--- WORK INSTRUCTIONS ---
Pictures do not belong in your copy. Repeat all the other data exactly.
- - -
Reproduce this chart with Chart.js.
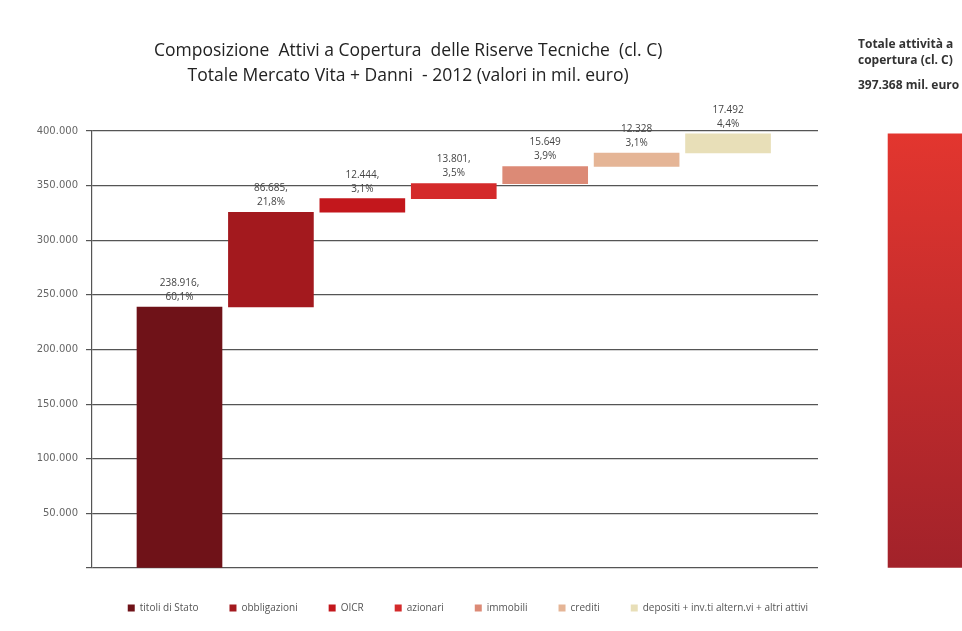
<!DOCTYPE html>
<html>
<head>
<meta charset="utf-8">
<script src="https://cdn.jsdelivr.net/npm/chart.js@4.4.1/dist/chart.umd.min.js"></script>
<style>
  html, body { margin: 0; padding: 0; background: #ffffff; overflow: hidden; }
  #wrap { position: relative; width: 962px; height: 631px; overflow: hidden; }
  #c { position: absolute; left: 0; top: 0; }
  .side { position: absolute; left: 858px; font-family: "Open Sans", sans-serif; font-weight: 700; font-size: 12px; color: #333; white-space: nowrap; }
</style>
</head>
<body>
<div id="wrap">
  <canvas id="c" width="962" height="631"></canvas>
  <div class="side" style="top:35px;">Totale attività a</div>
  <div class="side" style="top:51px;">copertura (cl. C)</div>
  <div class="side" style="top:76px;">397.368 mil. euro</div>
</div>
<script>
// ---- data ----
const categories = ['titoli di Stato', 'obbligazioni', 'OICR', 'azionari', 'immobili', 'crediti', 'depositi + inv.ti altern.vi + altri attivi'];
const values = [238916, 86685, 12444, 13801, 15649, 12328, 17492];
const valueLabels = ['238.916,', '86.685,', '12.444,', '13.801,', '15.649', '12.328', '17.492'];
const shareLabels = ['60,1%', '21,8%', '3,1%', '3,5%', '3,9%', '3,1%', '4,4%'];
const totalValue = 397368;
const yTickValues = [0, 50000, 100000, 150000, 200000, 250000, 300000, 350000, 400000];
const yTickLabels = ['', '50.000', '100.000', '150.000', '200.000', '250.000', '300.000', '350.000', '400.000'];
const titleLines = ['Composizione  Attivi a Copertura  delle Riserve Tecniche  (cl. C)', 'Totale Mercato Vita + Danni  - 2012 (valori in mil. euro)'];

const colors = ['#6f1218', '#a3191e', '#c3171c', '#d42a2b', '#dc8a76', '#e5b596', '#e8dfb8'];

// ---- build waterfall datasets ----
const datasets = [];
let run = 0;
categories.forEach((cat, i) => {
  const lo = run, hi = run + values[i];
  run = hi;
  datasets.push({
    label: cat,
    data: [{ x: i, y: [lo, hi] }],
    backgroundColor: colors[i],
    borderWidth: 0,
    barThickness: 85,
    grouped: false
  });
});
datasets.push({
  label: 'Totale',
  data: [{ x: 8.215, y: [0, totalValue] }],
  backgroundColor: (ctx) => {
    const ch = ctx.chart;
    const area = ch.chartArea;
    if (!area) return '#c8282a';
    const g = ch.ctx.createLinearGradient(0, area.top, 0, area.bottom);
    g.addColorStop(0, '#e3362f');
    g.addColorStop(1, '#a2222a');
    return g;
  },
  borderWidth: 0,
  barThickness: 85,
  grouped: false,
  clip: false
});

const labelPlugin = {
  id: 'barLabels',
  afterDatasetsDraw(chart) {
    const c = chart.ctx;
    c.save();
    c.font = '10px "Open Sans", sans-serif';
    c.fillStyle = '#444';
    c.textAlign = 'center';
    c.textBaseline = 'middle';
    for (let i = 0; i < categories.length; i++) {
      const bar = chart.getDatasetMeta(i).data[0];
      if (!bar) continue;
      c.fillText(valueLabels[i], bar.x, bar.y - 24);
      c.fillText(shareLabels[i], bar.x, bar.y - 10);
    }
    c.restore();
  }
};

new Chart(document.getElementById('c'), {
  type: 'bar',
  data: { datasets },
  plugins: [labelPlugin],
  options: {
    responsive: false,
    animation: false,
    layout: { padding: { left: 0, right: 123, top: 0, bottom: 8 } },
    plugins: {
      tooltip: { enabled: false },
      title: {
        display: true,
        text: titleLines.map(t => t + '     '),
        color: '#222',
        font: { family: '"Open Sans", sans-serif', size: 17.5, weight: 'normal', lineHeight: 1.4 },
        padding: { top: 39, bottom: 43 }
      },
      legend: {
        position: 'bottom',
        align: 'end',
        labels: {
          boxWidth: 7,
          boxHeight: 7,
          padding: 31,
          color: '#555',
          font: { family: '"Open Sans", sans-serif', size: 10 },
          filter: (item) => item.datasetIndex < categories.length
        }
      }
    },
    scales: {
      x: {
        type: 'linear',
        offset: false,
        min: -0.957,
        max: 6.984,
        display: true,
        ticks: { display: false },
        grid: { display: false },
        border: { display: false },
        afterFit: (s) => { s.height = 4; }
      },
      y: {
        min: 0,
        max: 400000,
        afterFit: (s) => { s.width = 92; },
        afterBuildTicks: (s) => { s.ticks = yTickValues.map(v => ({ value: v })); },
        ticks: {
          padding: 8,
          color: '#666',
          font: { family: '"DejaVu Sans", sans-serif', size: 10 },
          callback: (v) => yTickLabels[yTickValues.indexOf(v)]
        },
        grid: { color: '#555', lineWidth: 1.2, tickLength: 6 },
        border: { display: true, color: '#555', width: 1.2 }
      },
      ySpacer: {
        position: 'right',
        display: true,
        min: 0,
        max: 1,
        ticks: { display: false },
        grid: { display: false, drawOnChartArea: false },
        border: { display: false },
        afterFit: (s) => { s.width = 21; }
      }
    }
  }
});
</script>
</body>
</html>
- - -
--- CORRECT OUTPUT ---
Reproduce this chart with Chart.js.
<!DOCTYPE html>
<html>
<head>
<meta charset="utf-8">
<script src="https://cdn.jsdelivr.net/npm/chart.js@4.4.1/dist/chart.umd.min.js"></script>
<style>
  html, body { margin: 0; padding: 0; background: #ffffff; overflow: hidden; }
  #wrap { position: relative; width: 962px; height: 631px; overflow: hidden; }
  #c { position: absolute; left: 0; top: 0; }
  .side { position: absolute; left: 858px; font-family: "Open Sans", sans-serif; font-weight: 700; font-size: 12px; color: #333; white-space: nowrap; }
</style>
</head>
<body>
<div id="wrap">
  <canvas id="c" width="962" height="631"></canvas>
  <div class="side" style="top:35px;">Totale attività a</div>
  <div class="side" style="top:51px;">copertura (cl. C)</div>
  <div class="side" style="top:76px;">397.368 mil. euro</div>
</div>
<script>
// ---- data ----
const categories = ['titoli di Stato', 'obbligazioni', 'OICR', 'azionari', 'immobili', 'crediti', 'depositi + inv.ti altern.vi + altri attivi'];
const values = [238916, 86685, 12444, 13801, 15649, 12328, 17492];
const valueLabels = ['238.916,', '86.685,', '12.444,', '13.801,', '15.649', '12.328', '17.492'];
const shareLabels = ['60,1%', '21,8%', '3,1%', '3,5%', '3,9%', '3,1%', '4,4%'];
const totalValue = 397368;
const yTickValues = [0, 50000, 100000, 150000, 200000, 250000, 300000, 350000, 400000];
const yTickLabels = ['', '50.000', '100.000', '150.000', '200.000', '250.000', '300.000', '350.000', '400.000'];
const titleLines = ['Composizione  Attivi a Copertura  delle Riserve Tecniche  (cl. C)', 'Totale Mercato Vita + Danni  - 2012 (valori in mil. euro)'];

const colors = ['#6f1218', '#a3191e', '#c3171c', '#d42a2b', '#dc8a76', '#e5b596', '#e8dfb8'];

// ---- build waterfall datasets ----
const datasets = [];
let run = 0;
categories.forEach((cat, i) => {
  const lo = run, hi = run + values[i];
  run = hi;
  datasets.push({
    label: cat,
    data: [{ x: i, y: [lo, hi] }],
    backgroundColor: colors[i],
    borderWidth: 0,
    barThickness: 85,
    grouped: false
  });
});
datasets.push({
  label: 'Totale',
  data: [{ x: 8.215, y: [0, totalValue] }],
  backgroundColor: (ctx) => {
    const ch = ctx.chart;
    const area = ch.chartArea;
    if (!area) return '#c8282a';
    const g = ch.ctx.createLinearGradient(0, area.top, 0, area.bottom);
    g.addColorStop(0, '#e3362f');
    g.addColorStop(1, '#a2222a');
    return g;
  },
  borderWidth: 0,
  barThickness: 85,
  grouped: false,
  clip: false
});

const labelPlugin = {
  id: 'barLabels',
  afterDatasetsDraw(chart) {
    const c = chart.ctx;
    c.save();
    c.font = '10px "Open Sans", sans-serif';
    c.fillStyle = '#444';
    c.textAlign = 'center';
    c.textBaseline = 'middle';
    for (let i = 0; i < categories.length; i++) {
      const bar = chart.getDatasetMeta(i).data[0];
      if (!bar) continue;
      c.fillText(valueLabels[i], bar.x, bar.y - 24);
      c.fillText(shareLabels[i], bar.x, bar.y - 10);
    }
    c.restore();
  }
};

new Chart(document.getElementById('c'), {
  type: 'bar',
  data: { datasets },
  plugins: [labelPlugin],
  options: {
    responsive: false,
    animation: false,
    layout: { padding: { left: 0, right: 123, top: 0, bottom: 8 } },
    plugins: {
      tooltip: { enabled: false },
      title: {
        display: true,
        text: titleLines.map(t => t + '     '),
        color: '#222',
        font: { family: '"Open Sans", sans-serif', size: 17.5, weight: 'normal', lineHeight: 1.4 },
        padding: { top: 39, bottom: 43 }
      },
      legend: {
        position: 'bottom',
        align: 'end',
        labels: {
          boxWidth: 7,
          boxHeight: 7,
          padding: 31,
          color: '#555',
          font: { family: '"Open Sans", sans-serif', size: 10 },
          filter: (item) => item.datasetIndex < categories.length
        }
      }
    },
    scales: {
      x: {
        type: 'linear',
        offset: false,
        min: -0.957,
        max: 6.984,
        display: true,
        ticks: { display: false },
        grid: { display: false },
        border: { display: false },
        afterFit: (s) => { s.height = 4; }
      },
      y: {
        min: 0,
        max: 400000,
        afterFit: (s) => { s.width = 92; },
        afterBuildTicks: (s) => { s.ticks = yTickValues.map(v => ({ value: v })); },
        ticks: {
          padding: 8,
          color: '#666',
          font: { family: '"DejaVu Sans", sans-serif', size: 10 },
          callback: (v) => yTickLabels[yTickValues.indexOf(v)]
        },
        grid: { color: '#555', lineWidth: 1.2, tickLength: 6 },
        border: { display: true, color: '#555', width: 1.2 }
      },
      ySpacer: {
        position: 'right',
        display: true,
        min: 0,
        max: 1,
        ticks: { display: false },
        grid: { display: false, drawOnChartArea: false },
        border: { display: false },
        afterFit: (s) => { s.width = 21; }
      }
    }
  }
});
</script>
</body>
</html>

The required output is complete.